What will change the fact that the clock is broken, if you know what's broken?
25 Ways to Ride a Dead Horse
- Stay on the horse.
- Switch riders
- Move the horse to a new location
- Buy a stronger whip
- Tighten the cinch
- Try a new bit or bridle
- Declare "God told us to ride this horse."
- Say things like "We've always ridden our horses this way."
- Visit other sites where they ride dead horses in different ways
- Complain about the state of the horses nowadays
- Blame the breading
- Appoint a committee to study the horse
- Develop training sessions to improve your riding ability
- Threaten the horse with termination
- Remind yourself that other camps ride this same kind of horse
- Determine that riders who don't stay on dead horses are lazy, lack drive, and have no ambition
- Lower the standards so that dead horses can be included
- Reclassify the horse as "living-impaired"

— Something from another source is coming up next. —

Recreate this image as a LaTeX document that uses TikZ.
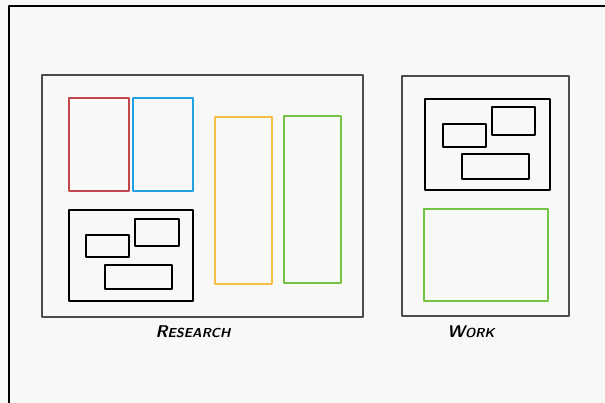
\documentclass[tikz,border=0pt]{standalone}
\definecolor{paper}{HTML}{F8F8F7}
\definecolor{sketchred}{HTML}{C0474C}
\definecolor{sketchblue}{HTML}{1FA2E3}
\definecolor{sketchyellow}{HTML}{F6BD45}
\definecolor{sketchgreen}{HTML}{72C442}
\begin{document}
\begin{tikzpicture}[x=1pt,y=-1pt,line join=round,line cap=round,
    panel/.style={draw=black!70,line width=1.1pt},
    card/.style={line width=1.9pt},
    tag/.style={font=\sffamily\bfseries\slshape,text=black,inner sep=0pt}]
  \fill[paper] (0,0) rectangle (605,403);
  \useasboundingbox (0,0) rectangle (605,403);
  % outer frame
  \draw[line width=2.2pt] (9,403) -- (9,6) -- (605,6);
  % research panel
  \draw[panel] (42,75) rectangle (363,317);
  \draw[card,sketchred] (69,98) rectangle (129,191);
  \draw[card,sketchblue] (133,98) rectangle (193,191);
  \draw[card,sketchyellow] (215,117) rectangle (272,284);
  \draw[card,sketchgreen] (284,116) rectangle (341,283);
  \draw[card] (69,210) rectangle (193,301);
  \draw[card] (86,235) rectangle (129,257);
  \draw[card] (135,219) rectangle (179,246);
  \draw[card] (105,265) rectangle (172,289);
  \node[tag] (research) at (193,332) {\fontsize{17}{17}\selectfont R\fontsize{13}{13}\selectfont ESEARCH};
  % work panel
  \draw[panel] (402,76) rectangle (569,316);
  \draw[card] (425,99) rectangle (550,190);
  \draw[card] (443,124) rectangle (486,147);
  \draw[card] (492,107) rectangle (535,135);
  \draw[card] (462,154) rectangle (529,179);
  \draw[card,sketchgreen] (424,209) rectangle (548,301);
  \node[tag] (work) at (471,332) {\fontsize{17}{17}\selectfont W\fontsize{13}{13}\selectfont ORK};
\end{tikzpicture}
\end{document}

- Harness several dead horses together to increase the speed
- Confess boldly, "This horse is not dead, but alive!"
- Get the horse a Website
- Kill the other horses so the dead horse doesn't stand out
- Rewrite the expected performance requirements for all horses
- State that other horses reflect compromise
- Finally just remember all the good times you had while riding that horse
After you have concluded that the horse is dead the best thing to do is dismount.